71 F.3d at 193 (citations omitted). See also Abed v. Armstrong, 209 F.3d 63 (2nd Cir. 2000) (Although inmates have a liberty interest in good time credit they have already earned, they have no interest in the opportunity to earn good time credit where prison officials have discretion to determine whether an inmate is eligible to earn the credit.); Conway v. Gorczyk, 171 Vt. 374, 765 A.2d 463 (2000) (denying an inmate the opportunity to earn additional good-time credits did not impose an atypical-and-significant hardship upon him); Baumann v. Arizona Dept. of Corrections, 754 F.2d 841, 846 (9th Cir.1985) (loss of work and educational opportunities not constitutionally protected); James v. Quinlan, 866 F.2d 627 (3rd Cir.1989) (In order to state a cognizable claim that inmates were deprived of wages without due process of law, they must have either a liberty or a property interest.).

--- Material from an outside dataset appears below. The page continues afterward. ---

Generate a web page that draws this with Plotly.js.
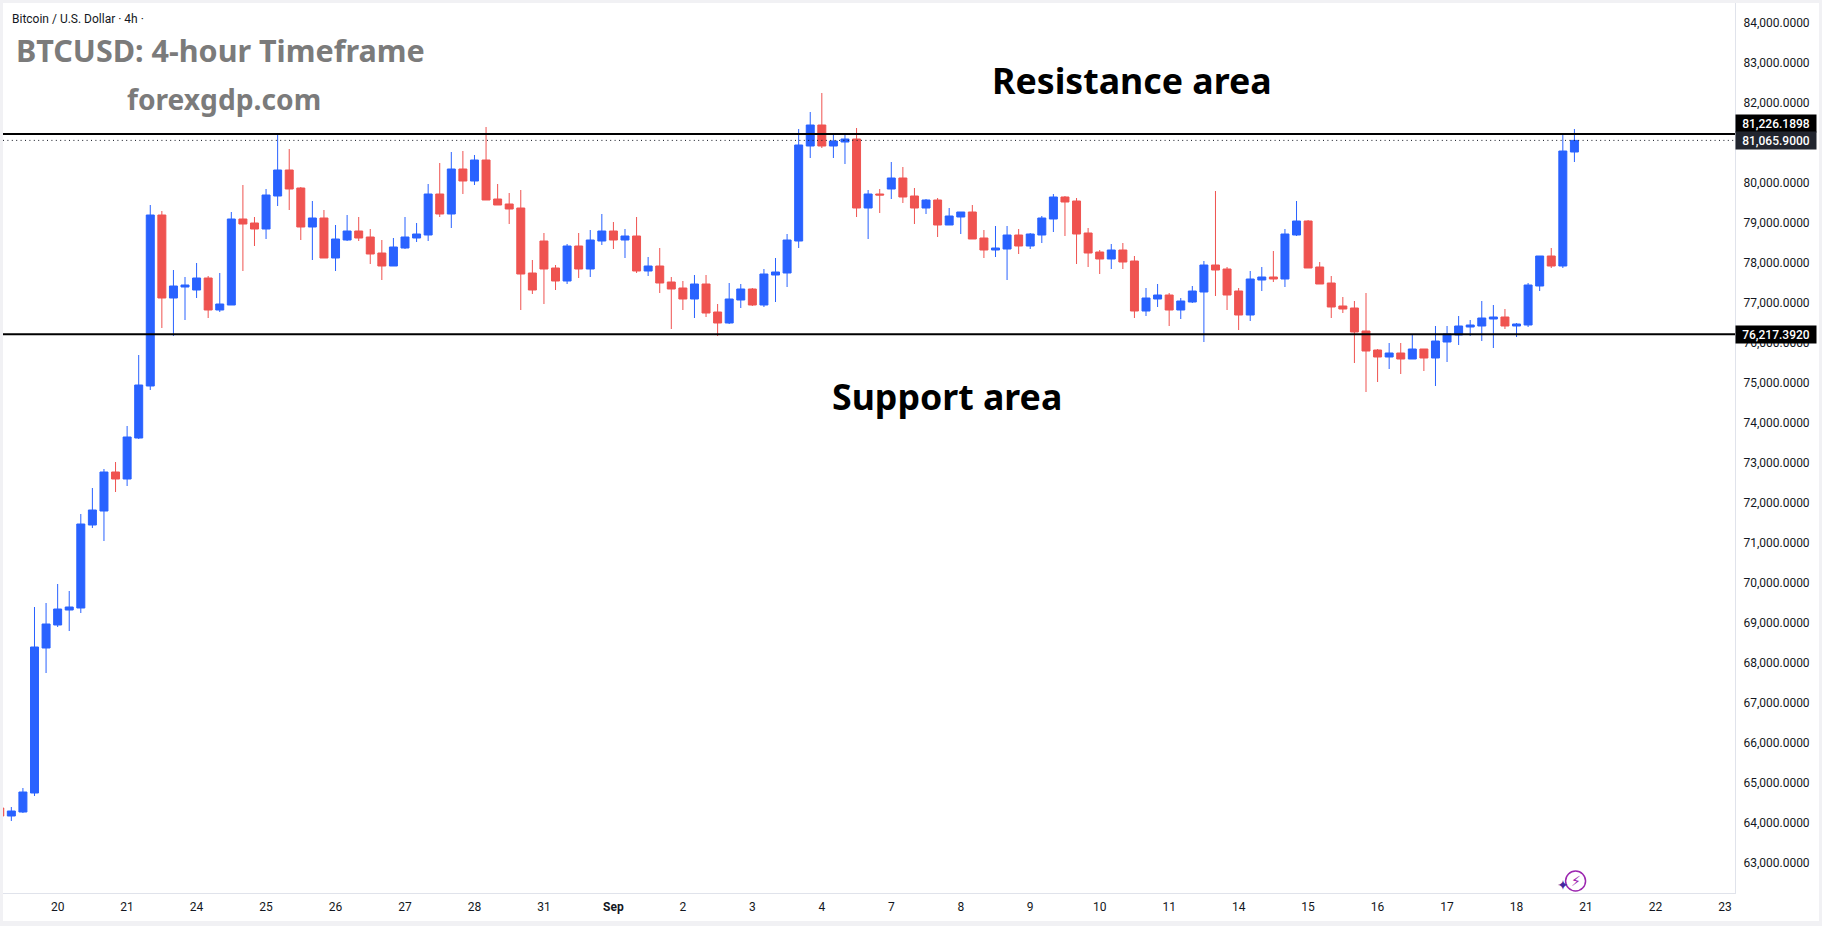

I, therefore, find that Appellant has no liberty interest to contest. See Slezak v. South Carolina Dept. of Corrections, 361 S.C. 327, 605 S.E.2d 506 (2004); Sullivan, supra.

ORDER


IT IS THEREFORE ORDERED that the appeal of the Appellant is DISMISSED and the Final Decision of the Department is AFFIRMED;

AND IT IS SO ORDERED.

_________________________________

Ralph King Anderson, III

Administrative Law Judge

April 20, 2006

Columbia, South Carolina



[1] In Sullivan, the Supreme Court also found that other conditions of confinement could potentially implicate a state created liberty interest. However, those interests are “generally limited to freedom from restraint which. . . imposes atypical and significant hardship on the inmate in relation to the ordinary incidents of prison life.” Sullivan v. S.C. Department of Corrections (355 S.C. 437, 586 S.E.2d 124 (2003) (quoting Sandin v. Conner, 515 U.S. 472, 484 (1995)).